ポイントカードを導入すると、会計時などにポイントを付帯する必要があります。

例えばお昼時間の飲食店など、時間帯によってはポイントの付帯に時間をかけてしまう事で、レジに待ち時間が発生してしまうなどデメリットもあります。

③ランニングコストの発生

ポイントカード自体の発行コストや管理システムのランニングコストが必要になります。また、お客様がポイントカードを紛失した場合の再発行コストなどが発生する可能性もあります。

ポイントカードの種類

共通ポイントカード

代表的なところでいうと、Tポイントカード、Pontaカード、楽天ポイントカード、dポイントカードのような、様々な店舗でポイントを貯めることができるカードが共通ポイントカードです。

お客様の目線だと、様々な店舗で利用でき、カードの枚数も増えないので利便性があります。

一方、店舗目線の場合、加盟店料やシステム利用料が発生し、自店で付帯したポイントを他店で利用されるリスクがあり、必ずしも再来店促進に繋がるわけではありません。

自店向けポイントカード

バーコードタイプ

メリット:
バーコードタイプは、後述する磁気カードよりも安価で作成が可能です。また、一次元バーコードは、バーコードリーダーが安価なので導入しやすいです。

デメリット:
お客様はカードを見ただけでは、自分のポイントを確認できません。また、バーコードカードは複製が簡単なので不正が起こりやすいです。

磁気タイプ

メリット: 
磁気タイプのカードは複製が難しいので、セキュリティ面ではバーコードタイプよりも安心です。

デメリット:
バーコードタイプ同様に、お客様はカードを見ただけでは、自分のポイントを確認できません。
磁気タイプ用のライターが高価です。

また、磁気でカードの記録領域が壊れることがあります。スマートフォンのスピーカーも磁石のため注意が必要です。

リライトカード

メリット:
カードに直接文字を印字できるので会員番号やポイントをお客様が把握できます。

デメリット:
前述のバーコードタイプと磁気タイプと比較した場合、カードの作製費用が高価です。また、リライトカード専用のカードリーダーも高価です。

磁気カード同様に磁気で壊れる可能性があります。

参考:
ポイントカードについて

アプリのポイントカード機能

メリット:
スマートフォンのアプリをポイントカードとして使用できるのでカードの発行コストがかかりません。

デメリット:
年代によってはスマートフォンを持っていないお客様がいらっしゃるので、顧客層によっては導入が難しいケースがあります。

参考:
ポイントカードシステム導入の3大メリットとアプリ化がオススメな理由

まとめ

ポイントカードをマーケティング施策として活用する事は「再来店促進」や「顧客の囲い込み」にとって有効です。また、顧客情報を取得する事で、上記の施策を効率的に行う事が可能になります。

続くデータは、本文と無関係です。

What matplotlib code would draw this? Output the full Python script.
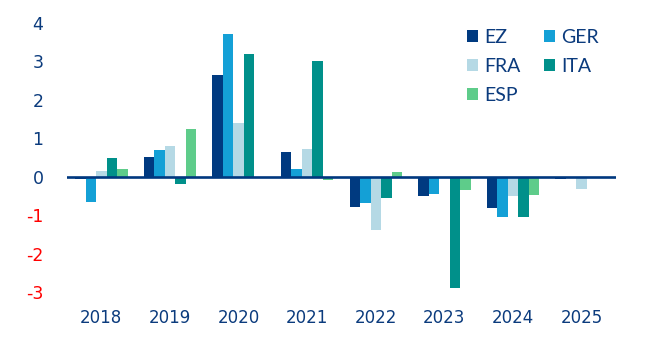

しかし、様々な店舗でポイントカードを発行しているため、お客様としてはポイントカードの管理が煩雑になり発行を断られることがあります。また、ポイント付帯においては店舗オペレーションが煩雑化する可能性もあるのです。そのほかにも、ポイントカード作成やシステム利用料などのランニングコストが発生するなどデメリットも考えられます。

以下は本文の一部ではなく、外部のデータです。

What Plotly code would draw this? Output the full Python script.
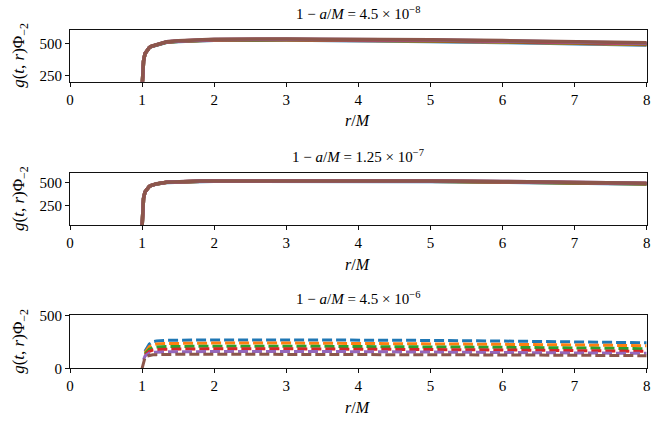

ポイントカードシステムによっては、アプリ内にカードを格納できるものや、バーコードやスキャナーでポイント付帯が可能なものなど、デメリットが解消できるサービスもあります。

店舗の規模や運用方針に合わせて最適なポイントカードシステムを選んで、「再来店促進」「顧客の囲い込み」に活用してみてはいかがでしょうか。